_Instructions to follow_
Quote from the first line below through the line that contains "import pandas as pd", both included, and leave the pictures out.

_Dataset excerpts_
·····

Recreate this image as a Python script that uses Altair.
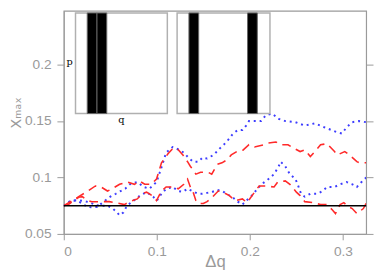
import altair as alt
import pandas as pd

# ---- series ----
b1_x = [0, 0.008, 0.015, 0.02, 0.025, 0.03, 0.036, 0.042, 0.05, 0.056, 0.061, 0.066, 0.071, 0.079, 0.086, 0.092, 0.0997,
        0.105, 0.11, 0.117, 0.124, 0.129, 0.134, 0.139, 0.145, 0.149, 0.154, 0.161, 0.168, 0.175, 0.182, 0.187, 0.192,
        0.196, 0.199, 0.205, 0.212, 0.217, 0.224, 0.231, 0.238, 0.249, 0.259, 0.270, 0.280, 0.294, 0.299, 0.304, 0.310,
        0.317, 0.325]
b1_y = [0.075, 0.080, 0.079, 0.077, 0.074, 0.0735, 0.074, 0.078, 0.083, 0.0856, 0.088, 0.090, 0.094, 0.096, 0.0916,
        0.090, 0.096, 0.109, 0.122, 0.127, 0.1246, 0.122, 0.1176, 0.114, 0.114, 0.1176, 0.1168, 0.120, 0.126, 0.1315,
        0.139, 0.142, 0.142, 0.146, 0.150, 0.150, 0.150, 0.155, 0.1566, 0.152, 0.150, 0.149, 0.146, 0.148, 0.1445,
        0.140, 0.139, 0.1445, 0.149, 0.150, 0.149]

b2_x = [0, 0.005, 0.01, 0.015, 0.022, 0.028, 0.034, 0.04, 0.047, 0.052, 0.056, 0.060, 0.064, 0.068, 0.075, 0.082,
        0.089, 0.096, 0.10, 0.105, 0.110, 0.117, 0.123, 0.128, 0.133, 0.138, 0.144, 0.149, 0.154, 0.159, 0.165, 0.170,
        0.175, 0.182, 0.187, 0.192, 0.197, 0.203, 0.208, 0.213, 0.220, 0.226, 0.231, 0.233, 0.238, 0.243, 0.249, 0.252,
        0.255, 0.259, 0.265, 0.273, 0.278, 0.283, 0.291, 0.297, 0.304, 0.310, 0.315, 0.320, 0.325]
b2_y = [0.075, 0.077, 0.0795, 0.080, 0.079, 0.078, 0.0755, 0.075, 0.075, 0.073, 0.070, 0.0665, 0.069, 0.075, 0.0795,
        0.084, 0.087, 0.083, 0.0795, 0.0856, 0.090, 0.0916, 0.088, 0.0873, 0.090, 0.088, 0.0856, 0.0856, 0.0864, 0.087,
        0.089, 0.088, 0.0856, 0.082, 0.0786, 0.076, 0.080, 0.0847, 0.090, 0.0942, 0.0986, 0.103, 0.110, 0.114, 0.110,
        0.103, 0.0986, 0.0925, 0.0856, 0.083, 0.0856, 0.0856, 0.088, 0.0916, 0.0916, 0.094, 0.096, 0.094, 0.0916,
        0.096, 0.100]

r1_x = [0, 0.008, 0.016, 0.026, 0.034, 0.040, 0.047, 0.052, 0.060, 0.068, 0.076, 0.081, 0.087, 0.094, 0.0997, 0.105,
        0.112, 0.1175, 0.123, 0.128, 0.133, 0.136, 0.142, 0.147, 0.155, 0.159, 0.165, 0.170, 0.176, 0.180, 0.186,
        0.192, 0.199, 0.205, 0.215, 0.220, 0.228, 0.233, 0.241, 0.247, 0.254, 0.259, 0.265, 0.270, 0.276, 0.283,
        0.291, 0.294, 0.302, 0.307, 0.315, 0.318, 0.325]
r1_y = [0.075, 0.079, 0.083, 0.088, 0.0925, 0.0916, 0.088, 0.090, 0.094, 0.096, 0.094, 0.097, 0.094, 0.094, 0.0986,
        0.113, 0.121, 0.126, 0.1246, 0.120, 0.114, 0.110, 0.103, 0.1046, 0.1046, 0.103, 0.1116, 0.113, 0.116, 0.120,
        0.123, 0.1237, 0.129, 0.127, 0.129, 0.1306, 0.1315, 0.129, 0.129, 0.126, 0.123, 0.1245, 0.1185, 0.123, 0.129,
        0.130, 0.123, 0.120, 0.123, 0.120, 0.114, 0.113, 0.113]

r2_x = [0, 0.005, 0.01, 0.016, 0.02, 0.025, 0.03, 0.040, 0.049, 0.056, 0.065, 0.071, 0.079, 0.084, 0.089, 0.0965,
        0.0997, 0.105, 0.110, 0.1175, 0.123, 0.129, 0.133, 0.136, 0.139, 0.142, 0.145, 0.150, 0.154, 0.159, 0.166,
        0.171, 0.178, 0.184, 0.192, 0.197, 0.205, 0.21, 0.217, 0.226, 0.230, 0.238, 0.243, 0.25, 0.254, 0.259, 0.268,
        0.276, 0.283, 0.289, 0.292, 0.297, 0.301, 0.306, 0.31, 0.315, 0.322, 0.325]
r2_y = [0.075, 0.076, 0.079, 0.0825, 0.083, 0.080, 0.0785, 0.0786, 0.0786, 0.0777, 0.076, 0.0786, 0.081, 0.0856,
        0.087, 0.083, 0.0795, 0.088, 0.0916, 0.0916, 0.090, 0.094, 0.0986, 0.0916, 0.087, 0.0795, 0.077, 0.077, 0.0786,
        0.082, 0.088, 0.087, 0.084, 0.0795, 0.081, 0.0777, 0.087, 0.0925, 0.0925, 0.0916, 0.096, 0.097, 0.094, 0.087,
        0.084, 0.0786, 0.0777, 0.076, 0.076, 0.071, 0.068, 0.076, 0.0777, 0.074, 0.0725, 0.068, 0.0725, 0.077]

base_level = [0.075]

x_ticks = [0, 0.1, 0.2, 0.3]
y_ticks = [0.05, 0.1, 0.15, 0.2]

# insets (in data units of the main axes)
inset_x0 = [0.0126, 0.1218]
inset_x1 = [0.1113, 0.2216]
inset_y0 = [0.1567, 0.1567]
inset_y1 = [0.2458, 0.2458]
bar_x0 = [0.0252, 0.0357, 0.1345, 0.1975]
bar_x1 = [0.0357, 0.0462, 0.1450, 0.2080]
inset_labels = ["p", "q"]
label_x = [0.0062, 0.062]
label_y = [0.2026, 0.1506]

rows = []
for name, kind, xs, ys in [("b1", "blue", b1_x, b1_y), ("b2", "blue", b2_x, b2_y),
                           ("r1", "red", r1_x, r1_y), ("r2", "red", r2_x, r2_y)]:
    for i, (xv, yv) in enumerate(zip(xs, ys)):
        rows.append({"series": name, "kind": kind, "dq": xv, "xmax": yv, "order": i})
df = pd.DataFrame(rows)

GRAY = "#9a9a9a"
xscale = alt.Scale(domain=[0, 0.325], nice=False, zero=False)
yscale = alt.Scale(domain=[0.05, 0.2477], nice=False, zero=False)

x_axis = alt.Axis(values=x_ticks, format="~g", title="Δq", grid=False,
                  domainColor=GRAY, tickColor=GRAY, tickSize=6, labelColor=GRAY,
                  labelFont="Liberation Sans", labelFontSize=14, labelPadding=5,
                  titleColor=GRAY, titleFont="Liberation Sans", titleFontSize=17,
                  titleFontWeight="normal", titleBaseline="alphabetic", titleY=33)
y_axis = alt.Axis(values=y_ticks, format="~g", title="Xₘₐₓ", grid=False,
                  domainColor=GRAY, tickColor=GRAY, tickSize=7, labelColor=GRAY,
                  labelFont="Liberation Sans", labelFontSize=14, labelPadding=6,
                  titleColor=GRAY, titleFont="DejaVu Sans", titleFontSize=15,
                  titleFontWeight="normal", titleBaseline="alphabetic", titleAngle=270,
                  titleX=-44, titleY=104, titleAlign="center")
y_axis_right = alt.Axis(orient="right", values=y_ticks, labels=False, title=None, grid=False,
                        domain=False, tickColor=GRAY, tickSize=7)

def X(field):
    return alt.X(field, type="quantitative", scale=xscale, axis=x_axis)

lines = alt.Chart(df).mark_line(clip=True, strokeCap="butt").encode(
    x=X("dq"),
    y=alt.Y("xmax:Q", scale=yscale, axis=y_axis),
    color=alt.Color("kind:N", scale=alt.Scale(domain=["blue", "red"], range=["#3d3dff", "#ff2a2a"]), legend=None),
    strokeDash=alt.StrokeDash("kind:N", scale=alt.Scale(domain=["blue", "red"], range=[[2, 4], [9, 6]]),
                              legend=None),
    strokeWidth=alt.StrokeWidth("kind:N", scale=alt.Scale(domain=["blue", "red"], range=[2, 1.6]), legend=None),
    detail="series:N",
    order="order:Q",
)

right_axis = alt.Chart(df).mark_point(opacity=0).encode(
    x=X("dq"),
    y=alt.Y("xmax:Q", scale=yscale, axis=y_axis_right),
)

base = alt.Chart(pd.DataFrame({"level": base_level})).mark_rule(color="black", strokeWidth=1.5).encode(
    y=alt.Y("level:Q", scale=yscale, axis=None)
)

inset_df = pd.DataFrame({"x0": inset_x0, "x1": inset_x1, "y0": inset_y0, "y1": inset_y1})
insets = alt.Chart(inset_df).mark_rect(fill="white", stroke="#b0b0b0", strokeWidth=1.5).encode(
    x=X("x0"), x2="x1",
    y=alt.Y("y0:Q", scale=yscale, axis=None), y2="y1",
)

bar_df = pd.DataFrame({"x0": bar_x0, "x1": bar_x1,
                       "y0": [inset_y0[0]] * 4, "y1": [inset_y1[0]] * 4})
bars = alt.Chart(bar_df).mark_rect(fill="black", stroke="#666666", strokeWidth=1).encode(
    x=X("x0"), x2="x1",
    y=alt.Y("y0:Q", scale=yscale, axis=None), y2="y1",
)

lab_df = pd.DataFrame({"t": inset_labels, "x": label_x, "y": label_y})
labels = alt.Chart(lab_df).mark_text(font="DejaVu Serif", fontSize=10, color="black").encode(
    x=X("x"),
    y=alt.Y("y:Q", scale=yscale, axis=None),
    text="t:N",
)

chart = alt.layer(lines, right_axis, base, insets, bars, labels).resolve_axis(y="independent").properties(
    width=309, height=228,
    autosize=alt.AutoSizeParams(type="none"),
    padding={"left": 57, "top": 0, "right": 8, "bottom": 34},
).configure_view(stroke=GRAY, strokeWidth=1.2)

chart.save("out.html", embed_options={"renderer": "svg", "actions": False})
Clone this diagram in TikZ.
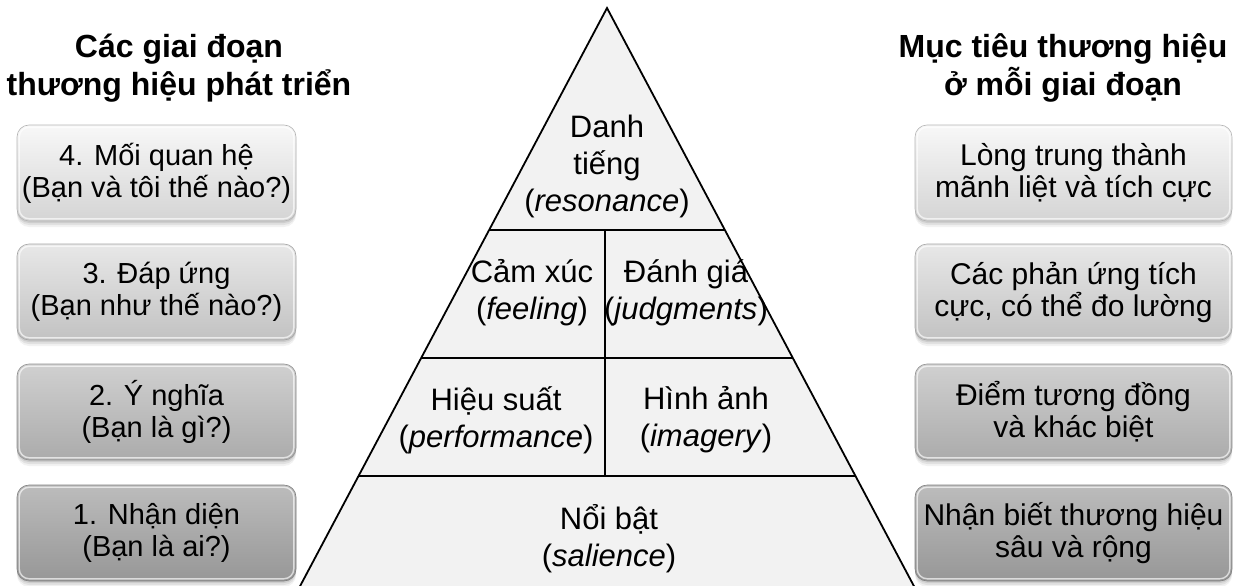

·····

_Exercise response_
Recreate this image as a Python script that uses Altair.
import altair as alt
import pandas as pd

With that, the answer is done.